Product of difference sets of set of primes

Sayan Goswami

Published 2022-10-28Version 1

A. Fish proved that for any two positive density sets $A$ and $B$ in two measure preserving systems $\left(X,\mu,T\right)$ and $\left(Y,\nu,S\right)$, there exists $k\in\mathbb{Z}$ such that $k\cdot \mathbb{Z}\subseteq R\left(A\right)\cdot R\left(B\right)$, where $R\left(A\right)$ and $R\left(B\right)$ are the return times sets.
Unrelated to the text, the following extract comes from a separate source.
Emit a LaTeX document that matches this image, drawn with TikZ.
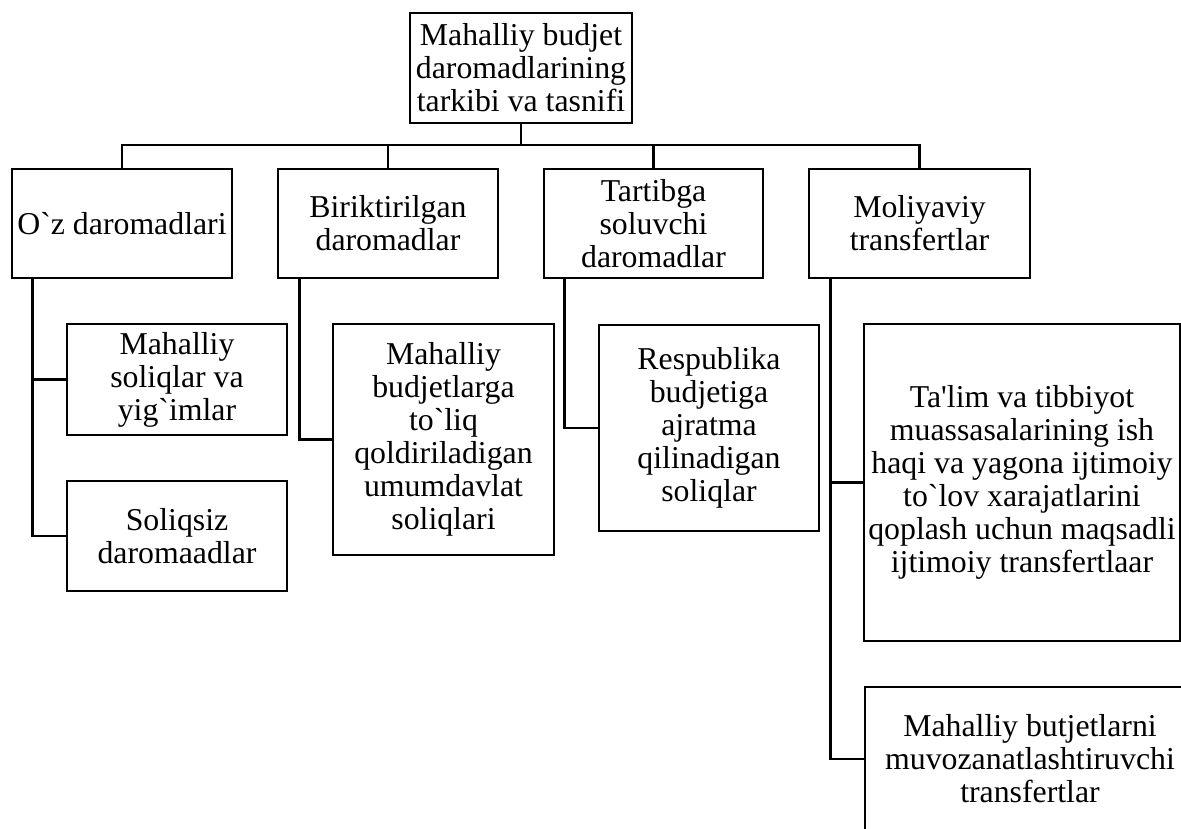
\documentclass[tikz,border=0pt]{standalone}
\usepackage{fontspec}
\setmainfont{Liberation Serif}[Ligatures=TeXOff]
\tikzset{
  box/.style={draw, line width=2.6pt, rectangle, inner sep=0pt, align=center,
    font=\fontsize{31.8}{33}\selectfont, fill=white},
  link/.style={line width=2.6pt, line join=miter}
}
\begin{document}
\begin{tikzpicture}[x=1pt,y=-1pt]
\useasboundingbox (0,0) rectangle (1181,829);
\clip (0,0) rectangle (1181,829);
\fill[white] (0,0) rectangle (1181,829);
% level 1
\node[box, minimum width=222pt, minimum height=110pt] (top) at (521,68)
  {Mahalliy budjet\\daromadlarining\\tarkibi va tasnifi};
% level 2
\node[box, minimum width=220pt, minimum height=109pt] (b1) at (122,223.5) {O`z daromadlari};
\node[box, minimum width=220pt, minimum height=109pt] (b2) at (388,223.5) {Biriktirilgan\\daromadlar};
\node[box, minimum width=219pt, minimum height=109pt] (b3) at (653.5,223.5) {Tartibga\\soluvchi\\daromadlar};
\node[box, minimum width=221pt, minimum height=109pt] (b4) at (919.5,223.5) {Moliyaviy\\transfertlar};
% level 3
\node[box, minimum width=220pt, minimum height=111pt] (c1) at (177,379.5) {Mahalliy\\soliqlar va\\yig`imlar};
\node[box, minimum width=220pt, minimum height=110pt] (c2) at (177,536) {Soliqsiz\\daromaadlar};
\node[box, minimum width=221pt, minimum height=231pt] (d1) at (443.5,439.5)
  {Mahalliy\\budjetlarga\\to`liq\\qoldiriladigan\\umumdavlat\\soliqlari};
\node[box, minimum width=220pt, minimum height=206pt] (e1) at (709,428)
  {Respublika\\budjetiga\\ajratma\\qilinadigan\\soliqlar};
\node[box, minimum width=316pt, minimum height=317pt] (f1) at (1022,482.5)
  {Ta'lim va tibbiyot\\muassasalarining ish\\haqi va yagona ijtimoiy\\to`lov xarajatlarini\\qoplash uchun maqsadli\\ijtimoiy transfertlaar};
\node[box, minimum width=330pt, minimum height=144pt] (f2) at (1030,759)
  {Mahalliy butjetlarni\\muvozanatlashtiruvchi\\transfertlar};
% connectors
\coordinate (bus) at (521,145);
\draw[link] (top.south) -- (bus);
\draw[link] (b1.north) |- (bus) -| (b4.north);
\draw[link] (b2.north) -- (b2.north |- bus);
\draw[link] (b3.north) -- (b3.north |- bus);
\coordinate (s1) at ([xshift=22pt]b1.south west);
\coordinate (s2) at ([xshift=23pt]b2.south west);
\coordinate (s3) at ([xshift=22pt]b3.south west);
\coordinate (s4) at ([xshift=23pt]b4.south west);
\draw[link] (s1) |- (c2.west);
\draw[link] (c1.west) -- (c1.west -| s1);
\draw[link] (s2) |- (d1.west);
\draw[link] (s3) |- (e1.west);
\draw[link] (s4) |- (f2.west);
\draw[link] (f1.west) -- (f1.west -| s4);
\end{tikzpicture}
\end{document}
As a consequence it follows that for any two sets of positive density $E_{1}$ and $E_{2}$ in $\mathbb{Z}$, there exists $k\in\mathbb{Z}$ such that $k\cdot \mathbb{Z}\subset\left(E_{1}-E_{1}\right)\cdot\left(E_{2}-E_{2}\right).$ In this article we will show that the result is still true under sufficiently weak assumption. As a consequence we show that there exists $k\in\mathbb{N}$ such that $k\cdot \mathbb{N}\subseteq\left(\mathbb{P}-\mathbb{P}\right)\cdot\left(\mathbb{P}-\mathbb{P}\right)$, where $\mathbb{P}$ is the set of primes.